▶ _Instructions to follow_
Begin at the first line of the data and copy each line through the one containing "const plateauValue = PI / 2;", that line included, with no pictures.

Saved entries
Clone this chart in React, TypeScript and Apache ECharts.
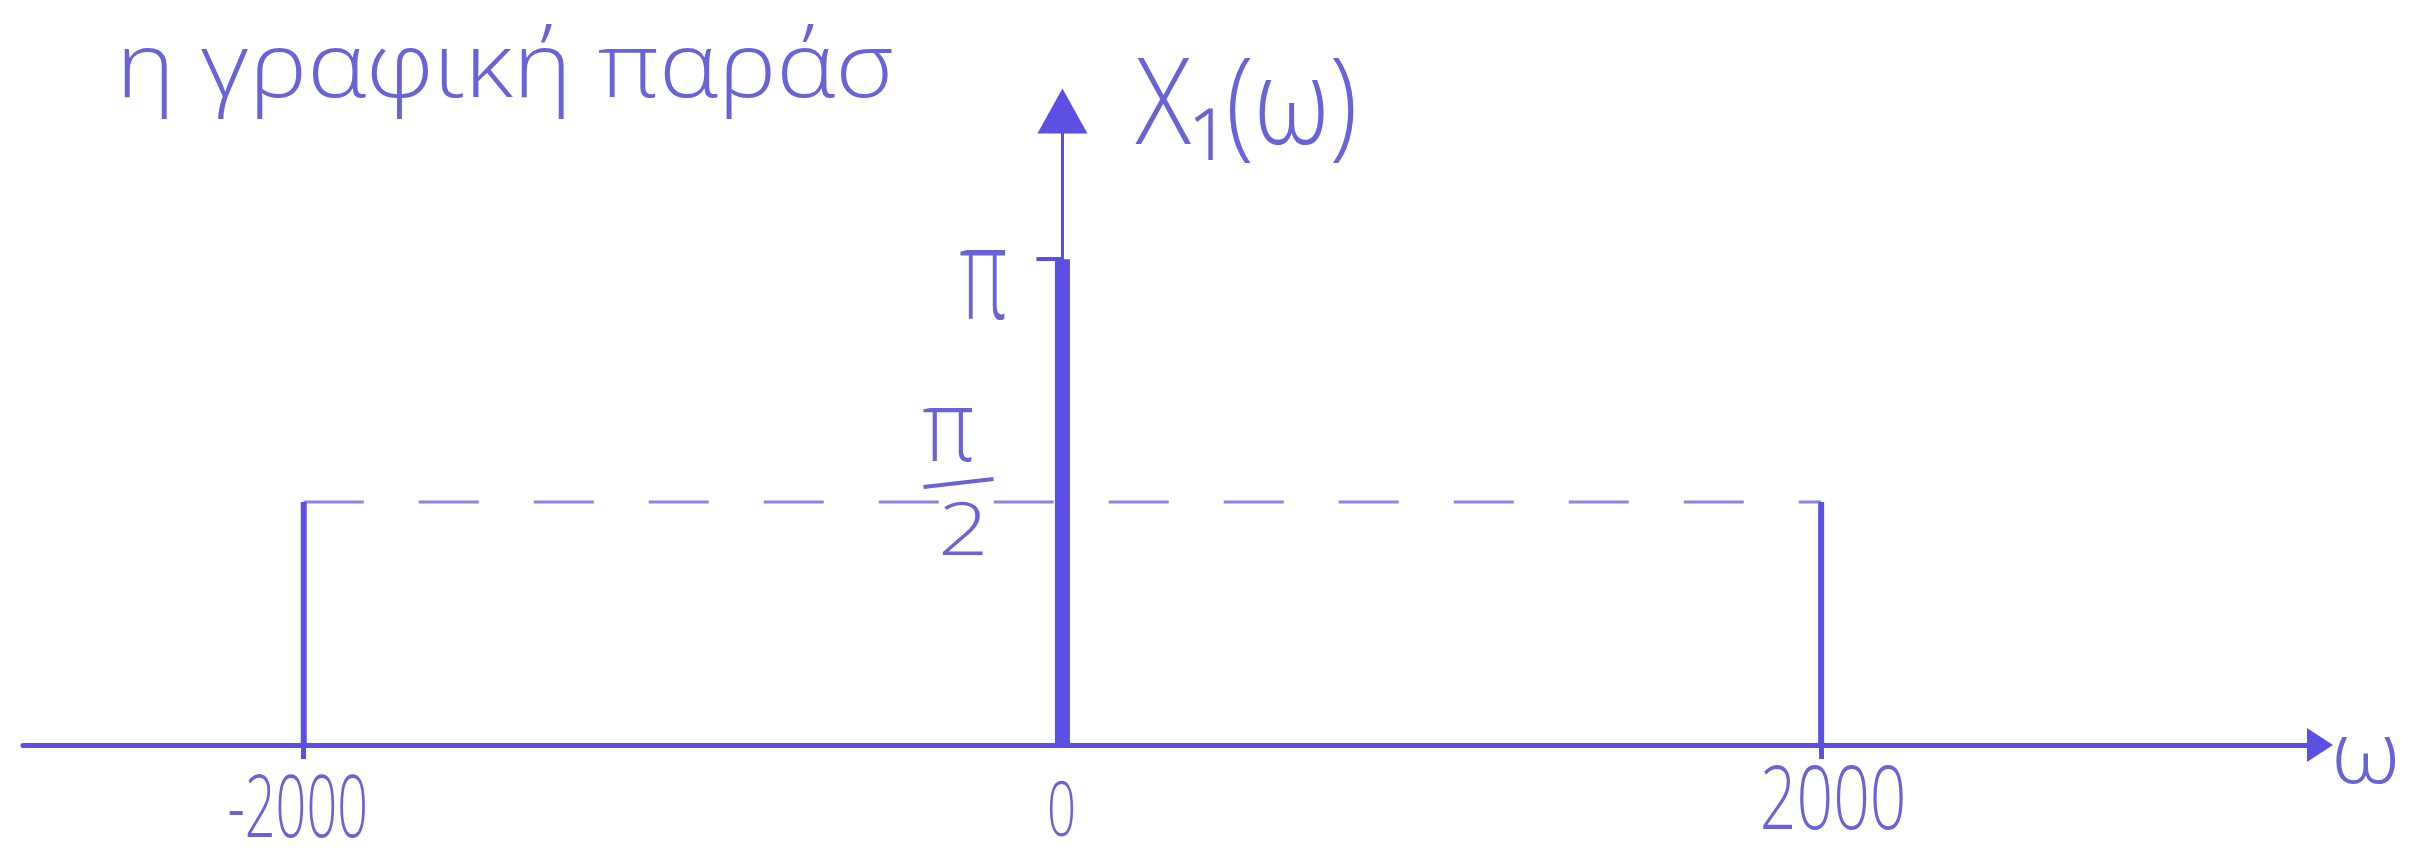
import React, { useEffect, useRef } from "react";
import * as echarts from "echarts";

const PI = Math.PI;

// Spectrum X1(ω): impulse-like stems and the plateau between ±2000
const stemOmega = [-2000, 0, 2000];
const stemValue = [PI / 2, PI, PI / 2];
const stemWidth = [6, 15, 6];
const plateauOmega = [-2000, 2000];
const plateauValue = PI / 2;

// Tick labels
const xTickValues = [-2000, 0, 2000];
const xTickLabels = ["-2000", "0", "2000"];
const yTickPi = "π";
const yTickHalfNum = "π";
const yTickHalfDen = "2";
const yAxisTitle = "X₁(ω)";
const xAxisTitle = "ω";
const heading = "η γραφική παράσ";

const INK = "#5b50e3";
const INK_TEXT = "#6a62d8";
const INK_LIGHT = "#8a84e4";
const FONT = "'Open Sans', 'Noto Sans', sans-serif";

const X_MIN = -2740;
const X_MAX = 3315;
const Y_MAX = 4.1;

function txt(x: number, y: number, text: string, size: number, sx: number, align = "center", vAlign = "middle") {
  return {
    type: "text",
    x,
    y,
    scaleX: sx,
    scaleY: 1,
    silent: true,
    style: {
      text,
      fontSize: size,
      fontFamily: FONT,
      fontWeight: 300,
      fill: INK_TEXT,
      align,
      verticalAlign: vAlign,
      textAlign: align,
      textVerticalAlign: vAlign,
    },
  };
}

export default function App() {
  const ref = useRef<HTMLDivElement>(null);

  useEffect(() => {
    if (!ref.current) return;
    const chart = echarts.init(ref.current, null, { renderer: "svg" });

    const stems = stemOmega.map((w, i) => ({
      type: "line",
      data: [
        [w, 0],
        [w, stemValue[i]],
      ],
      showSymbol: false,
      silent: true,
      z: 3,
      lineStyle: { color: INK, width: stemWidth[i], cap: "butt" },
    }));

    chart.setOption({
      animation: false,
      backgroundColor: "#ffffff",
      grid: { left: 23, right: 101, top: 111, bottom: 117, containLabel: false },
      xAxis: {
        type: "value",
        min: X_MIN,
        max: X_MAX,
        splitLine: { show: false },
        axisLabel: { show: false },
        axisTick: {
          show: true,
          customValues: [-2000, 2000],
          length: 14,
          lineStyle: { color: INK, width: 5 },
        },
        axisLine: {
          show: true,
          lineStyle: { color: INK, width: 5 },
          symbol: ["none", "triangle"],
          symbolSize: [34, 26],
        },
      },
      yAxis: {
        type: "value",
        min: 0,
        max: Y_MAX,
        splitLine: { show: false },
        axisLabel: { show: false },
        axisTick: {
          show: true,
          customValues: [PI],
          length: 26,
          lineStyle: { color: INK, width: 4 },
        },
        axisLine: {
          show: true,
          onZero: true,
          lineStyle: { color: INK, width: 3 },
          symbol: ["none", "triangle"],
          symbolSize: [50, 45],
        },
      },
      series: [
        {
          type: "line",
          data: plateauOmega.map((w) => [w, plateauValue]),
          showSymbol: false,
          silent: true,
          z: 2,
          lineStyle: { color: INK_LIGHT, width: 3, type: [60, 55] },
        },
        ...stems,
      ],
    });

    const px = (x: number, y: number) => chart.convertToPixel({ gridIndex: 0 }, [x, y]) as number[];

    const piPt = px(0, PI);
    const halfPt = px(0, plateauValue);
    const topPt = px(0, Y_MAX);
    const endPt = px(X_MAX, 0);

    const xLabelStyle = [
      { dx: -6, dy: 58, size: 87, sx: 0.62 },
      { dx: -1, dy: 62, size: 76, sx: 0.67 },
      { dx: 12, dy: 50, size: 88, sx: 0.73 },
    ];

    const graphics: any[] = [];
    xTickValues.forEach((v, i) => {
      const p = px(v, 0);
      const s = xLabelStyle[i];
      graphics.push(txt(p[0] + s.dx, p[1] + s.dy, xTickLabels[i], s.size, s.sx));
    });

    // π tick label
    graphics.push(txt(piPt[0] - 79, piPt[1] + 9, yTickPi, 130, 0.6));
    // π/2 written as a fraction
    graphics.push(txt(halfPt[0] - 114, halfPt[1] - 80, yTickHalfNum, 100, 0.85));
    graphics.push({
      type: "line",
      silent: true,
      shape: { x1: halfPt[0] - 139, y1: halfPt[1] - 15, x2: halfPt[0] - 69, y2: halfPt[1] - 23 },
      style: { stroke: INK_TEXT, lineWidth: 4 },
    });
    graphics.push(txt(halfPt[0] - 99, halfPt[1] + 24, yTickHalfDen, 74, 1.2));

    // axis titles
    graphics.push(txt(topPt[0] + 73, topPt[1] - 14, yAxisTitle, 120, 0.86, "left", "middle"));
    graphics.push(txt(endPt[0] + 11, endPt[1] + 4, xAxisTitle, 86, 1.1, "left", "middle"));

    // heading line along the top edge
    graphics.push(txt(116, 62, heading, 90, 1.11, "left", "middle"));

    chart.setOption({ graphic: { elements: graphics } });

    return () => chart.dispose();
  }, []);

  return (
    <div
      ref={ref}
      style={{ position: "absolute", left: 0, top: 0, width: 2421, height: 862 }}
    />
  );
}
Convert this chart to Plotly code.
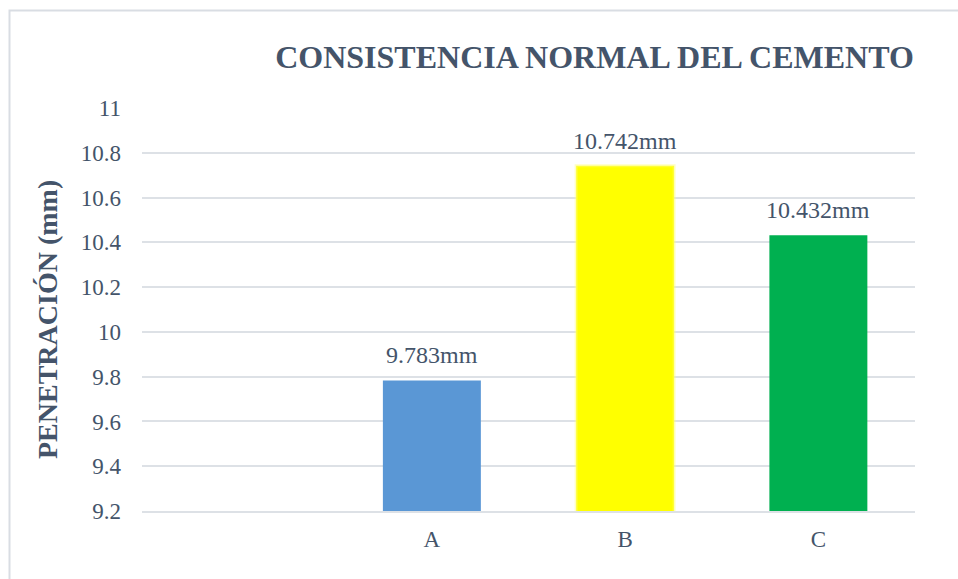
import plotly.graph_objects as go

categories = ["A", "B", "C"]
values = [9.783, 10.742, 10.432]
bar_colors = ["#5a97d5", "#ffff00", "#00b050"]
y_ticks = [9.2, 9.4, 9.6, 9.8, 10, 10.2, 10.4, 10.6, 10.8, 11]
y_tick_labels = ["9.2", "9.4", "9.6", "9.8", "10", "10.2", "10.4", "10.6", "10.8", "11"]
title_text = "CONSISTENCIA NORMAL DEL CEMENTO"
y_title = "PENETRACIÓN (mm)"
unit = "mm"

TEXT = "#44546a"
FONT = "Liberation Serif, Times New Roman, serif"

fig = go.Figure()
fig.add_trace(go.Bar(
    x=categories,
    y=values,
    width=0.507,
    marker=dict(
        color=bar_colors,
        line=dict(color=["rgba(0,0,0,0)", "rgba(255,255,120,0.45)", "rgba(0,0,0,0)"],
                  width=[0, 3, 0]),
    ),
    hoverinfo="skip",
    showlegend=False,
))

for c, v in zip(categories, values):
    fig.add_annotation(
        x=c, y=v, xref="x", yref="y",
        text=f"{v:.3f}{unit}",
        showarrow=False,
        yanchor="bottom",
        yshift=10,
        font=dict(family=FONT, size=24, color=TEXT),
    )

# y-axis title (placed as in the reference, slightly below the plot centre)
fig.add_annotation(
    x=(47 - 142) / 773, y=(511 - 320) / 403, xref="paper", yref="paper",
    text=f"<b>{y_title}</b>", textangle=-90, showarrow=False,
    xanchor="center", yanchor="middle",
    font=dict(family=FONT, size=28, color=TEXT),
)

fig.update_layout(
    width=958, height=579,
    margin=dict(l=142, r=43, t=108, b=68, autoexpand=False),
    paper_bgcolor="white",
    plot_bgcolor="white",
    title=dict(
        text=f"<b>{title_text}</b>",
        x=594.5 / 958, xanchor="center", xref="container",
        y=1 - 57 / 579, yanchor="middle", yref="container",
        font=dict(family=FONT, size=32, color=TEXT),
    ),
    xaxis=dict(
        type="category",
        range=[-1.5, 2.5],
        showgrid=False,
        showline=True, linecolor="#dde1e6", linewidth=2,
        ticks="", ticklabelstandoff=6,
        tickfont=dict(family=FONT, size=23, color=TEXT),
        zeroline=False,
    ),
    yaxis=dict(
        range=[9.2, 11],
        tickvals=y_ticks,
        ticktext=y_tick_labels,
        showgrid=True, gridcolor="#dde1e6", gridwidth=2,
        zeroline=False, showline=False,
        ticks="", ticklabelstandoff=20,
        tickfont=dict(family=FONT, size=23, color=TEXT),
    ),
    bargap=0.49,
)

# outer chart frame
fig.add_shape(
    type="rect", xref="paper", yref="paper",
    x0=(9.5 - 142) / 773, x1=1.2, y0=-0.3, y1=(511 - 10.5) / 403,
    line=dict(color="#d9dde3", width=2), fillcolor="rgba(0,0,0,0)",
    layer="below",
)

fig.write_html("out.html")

▶ _Expected answer_
Clone this chart in React, TypeScript and Apache ECharts.
import React, { useEffect, useRef } from "react";
import * as echarts from "echarts";

const PI = Math.PI;

// Spectrum X1(ω): impulse-like stems and the plateau between ±2000
const stemOmega = [-2000, 0, 2000];
const stemValue = [PI / 2, PI, PI / 2];
const stemWidth = [6, 15, 6];
const plateauOmega = [-2000, 2000];
const plateauValue = PI / 2;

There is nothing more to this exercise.